October 10, 2017
The Penguins celebrate Patric Hornqvist’s third period goal that put them up 2-0 in Game 7 last May 10. (Toni L. Sandys/The Washington Post)
The afternoon after the Washington Capitals’ latest postseason heartbreak, several players met for lunch. They sat around a table with stunned expressions and little to say. The same question lingered on all of their minds, and the absence of an obvious answer made it worse.
“That Game 7 is a big question mark for me: like, why [did] that happen?” Evgeny Kuznetsov said in May. “For me, I feel like it’s totally different team played that game.”
“I thought about a lot of it,” said defenseman Karl Alzner, now with the Montreal Canadiens. “I talked about a lot of it with friends, family, guys on the team. Everyone is asking that question. You can speculate, but you don’t exactly know.”
It’s been five months since the Capitals were shut out in a Game 7 loss to the Pittsburgh Penguins on their home ice to again bow out of the playoffs in the second round. Players, coaches and management acknowledged that the team was still in the process of moving on from that disappointment during a training camp that Coach Barry Trotz described as “miserable.”
With the Penguins back in Washington for the first time since that game, visiting the White House on Tuesday to celebrate a second straight Stanley Cup championship before playing the Capitals on Wednesday night, what happened in that fateful Game 7 is still hanging over the Capitals. It was perhaps the most defining 60 minutes in the franchise’s recent history, a waste of one of its best chances to get past the second round of the playoffs for a first time with Alex Ovechkin. It’s now another piece of history the Capitals will have to overcome if they’re ever back in that position.
“I don’t know how to comfort anybody,” General Manager Brian MacLellan said. “We don’t know how to comfort ourselves. The only thing we can do is we’ve got to keep moving towards it. We’ve got to become more resilient. We’ve got to address things.
“We’ve got to get to the point where that when you feel that point of pressure in Game 7 from the whole history of it — the building, everything — that you overcome it. Somebody steps up.”
In discussing that 2-0 loss, the Capitals remember their electrifying start, how they nearly scored in the opening minutes. On just the second shift, Penguins goaltender Marc-Andre Fleury played a puck behind the net, but forecheck pressure from Kuznetsov created a scramble in front of the goal. Kuznetsov and forward Justin Williams couldn’t knock the puck past a sprawled Fleury. Maybe if Washington would have scored there, the outcome would’ve been different.

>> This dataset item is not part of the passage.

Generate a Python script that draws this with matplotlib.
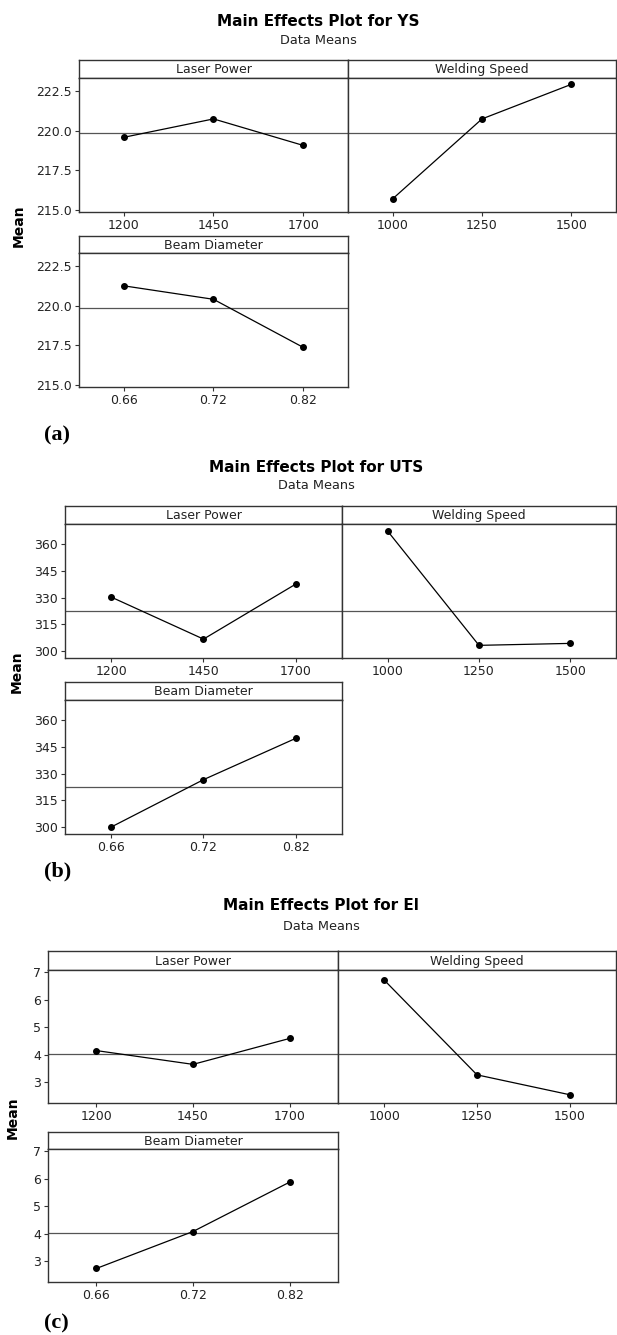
import matplotlib
matplotlib.use("Agg")
import matplotlib.pyplot as plt

# ---------------- data ----------------
factor_names = ["Laser Power", "Welding Speed", "Beam Diameter"]
lp_levels = ["1200", "1450", "1700"]
ws_levels = ["1000", "1250", "1500"]
bd_levels = ["0.66", "0.72", "0.82"]

responses = ["YS", "UTS", "El"]
panel_tags = ["(a)", "(b)", "(c)"]

ys_lp = [219.58, 220.74, 219.07]
ys_ws = [215.70, 220.74, 222.92]
ys_bd = [221.25, 220.40, 217.37]
ys_mean = 219.83
ys_ticks = [215.0, 217.5, 220.0, 222.5]
ys_ticklabels = ["215.0", "217.5", "220.0", "222.5"]
ys_ylim = (214.87, 223.32)

uts_lp = [330.3, 306.7, 337.6]
uts_ws = [367.3, 303.2, 304.3]
uts_bd = [300.0, 326.6, 349.8]
uts_mean = 322.3
uts_ticks = [300, 315, 330, 345, 360]
uts_ticklabels = ["300", "315", "330", "345", "360"]
uts_ylim = (296.1, 371.3)

el_lp = [4.15, 3.65, 4.59]
el_ws = [6.70, 3.27, 2.55]
el_bd = [2.74, 4.08, 5.87]
el_mean = 4.04
el_ticks = [3, 4, 5, 6, 7]
el_ticklabels = ["3", "4", "5", "6", "7"]
el_ylim = (2.25, 7.07)

# ---------------- layout (pixels) ----------------
W, H = 617, 1335
fig = plt.figure(figsize=(W / 100, H / 100), dpi=100)
fig.patch.set_facecolor("white")

FONT = "DejaVu Sans"
EDGE = "#333333"


def ax_px(left, top, right, bottom):
    return fig.add_axes([left / W, 1 - bottom / H, (right - left) / W, (bottom - top) / H])


def strip(left, top, right, bottom, label):
    s = ax_px(left, top, right, bottom)
    s.set_xticks([])
    s.set_yticks([])
    for sp in s.spines.values():
        sp.set_linewidth(1.0)
        sp.set_color(EDGE)
    s.text(0.5, 0.45, label, ha="center", va="center", fontsize=9, family=FONT,
           color="#222222", transform=s.transAxes)
    return s


def panel(left, top, right, bottom, levels, values, mean, ylim, ticks, ticklabels, show_y):
    a = ax_px(left, top, right, bottom)
    x = list(range(len(levels)))
    a.axhline(mean, color="#555555", lw=0.9, zorder=1)
    a.plot(x, values, color="black", lw=0.9, marker="o", markersize=4, zorder=3)
    a.set_xlim(-0.5, 2.5)
    a.set_ylim(*ylim)
    a.set_xticks(x)
    a.set_xticklabels(levels, fontsize=9, family=FONT, color="#222222")
    a.set_yticks(ticks)
    if show_y:
        a.set_yticklabels(ticklabels, fontsize=9, family=FONT, color="#222222")
    else:
        a.tick_params(axis="y", left=False, labelleft=False)
    a.tick_params(direction="out", length=3, width=0.8, color=EDGE, pad=2)
    for sp in a.spines.values():
        sp.set_linewidth(1.0)
        sp.set_color(EDGE)
    return a


groups = [
    dict(resp="YS", tag="(a)", lp=ys_lp, ws=ys_ws, bd=ys_bd, mean=ys_mean, ylim=ys_ylim,
         ticks=ys_ticks, tl=ys_ticklabels,
         L=79, M=348, R=616, st=60, sb=78, pb=212, bst=236, bsb=253, bpb=387,
         title_y=21, sub_y=40, title_x=318, mean_x=19, mean_y=226, tag_y=435),
    dict(resp="UTS", tag="(b)", lp=uts_lp, ws=uts_ws, bd=uts_bd, mean=uts_mean, ylim=uts_ylim,
         ticks=uts_ticks, tl=uts_ticklabels,
         L=65, M=342, R=616, st=506, sb=524, pb=658, bst=682, bsb=700, bpb=834,
         title_y=467, sub_y=486, title_x=316, mean_x=17, mean_y=672, tag_y=871),
    dict(resp="El", tag="(c)", lp=el_lp, ws=el_ws, bd=el_bd, mean=el_mean, ylim=el_ylim,
         ticks=el_ticks, tl=el_ticklabels,
         L=48, M=338, R=616, st=951, sb=970, pb=1103, bst=1132, bsb=1149, bpb=1282,
         title_y=906, sub_y=926, title_x=321, mean_x=13, mean_y=1118, tag_y=1323),
]

for g in groups:
    fig.text(g["title_x"] / W, 1 - g["title_y"] / H, "Main Effects Plot for " + g["resp"],
             ha="center", va="center", fontsize=11, fontweight="bold", family=FONT)
    fig.text(g["title_x"] / W, 1 - g["sub_y"] / H, "Data Means",
             ha="center", va="center", fontsize=9.3, family=FONT, color="#222222")

    strip(g["L"], g["st"], g["M"], g["sb"], factor_names[0])
    strip(g["M"], g["st"], g["R"], g["sb"], factor_names[1])
    strip(g["L"], g["bst"], g["M"], g["bsb"], factor_names[2])

    panel(g["L"], g["sb"], g["M"], g["pb"], lp_levels, g["lp"], g["mean"], g["ylim"],
          g["ticks"], g["tl"], True)
    panel(g["M"], g["sb"], g["R"], g["pb"], ws_levels, g["ws"], g["mean"], g["ylim"],
          g["ticks"], g["tl"], False)
    panel(g["L"], g["bsb"], g["M"], g["bpb"], bd_levels, g["bd"], g["mean"], g["ylim"],
          g["ticks"], g["tl"], True)

    fig.text(g["mean_x"] / W, 1 - g["mean_y"] / H, "Mean", rotation=90,
             ha="center", va="center", fontsize=10, fontweight="bold", family=FONT)
    fig.text(44 / W, 1 - g["tag_y"] / H, g["tag"], ha="left", va="center",
             fontsize=16, fontweight="bold", family="Liberation Serif")

fig.savefig("out.png", dpi=100, facecolor="white")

Pittsburgh’s Bryan Rust scored 8:49 into the second period, a first blow to the psyche of the Verizon Center crowd. Then with 5:40 left in the second, Capitals forward T.J. Oshie hit the side of the net with his rebound effort at the right post when he appeared to have several feet of empty net in front of him.
“If there’s any moment in the game that I can remember, it’s the rebound on the side,” Oshie said two days later. “It was a tough angle, and I was going to shoot it, I felt it start flipping over my blade. I can still feel it. If there’s any part of the game that I can still remember, it’s that. I can still feel the puck going off my stick. That one is probably going to haunt me for a while.”
Less than two minutes later, Ovechkin dropped down to one knee as he fired at the net. Fleury slid across the net to stop the shot, and the puck bounced off the shaft of Fleury’s stick, somehow staying out of the net. Behind his mask, Fleury was smiling, rubbing his stick after the good fortune.
In the press box, MacLellan could feel the energy in the arena shift to one of despair, even though it was still a one-goal game. It was as if the ghosts of repeated second-round exits were suddenly on the ice with the Capitals.
“You tell me in that Game 7 that you couldn’t feel it,” MacLellan said two weeks later. “It felt good, and then we didn’t score in the first part of the first period and then you could just feel it coming. And that’s the history in there. That’s in the fans, that’s in the past players. Even if you were there just for that game, you would feel it.”
Four minutes into the third period, Ovechkin and defenseman Kevin Shattenkirk failed to clear the puck out of the Capitals’ end, and then Patric Hornqvist lifted the Penguins to a 2-0 lead with a backhand shot in front of the net.
The Capitals managed just five shots on goal after Hornqvist scored, unraveling at this point in the postseason like they had so many times before.
“We’ve got to own the big moments,” Trotz said. “We haven’t done that yet. If there’s a cure for that — I wish there was a pill for it, but there isn’t. You’ve got to plow through it. Some way, we’ve got to plow through it, and we’re going to continue to do things the right way to win hockey games, as many as we can, so that we can put ourselves again in that position and try to break through.”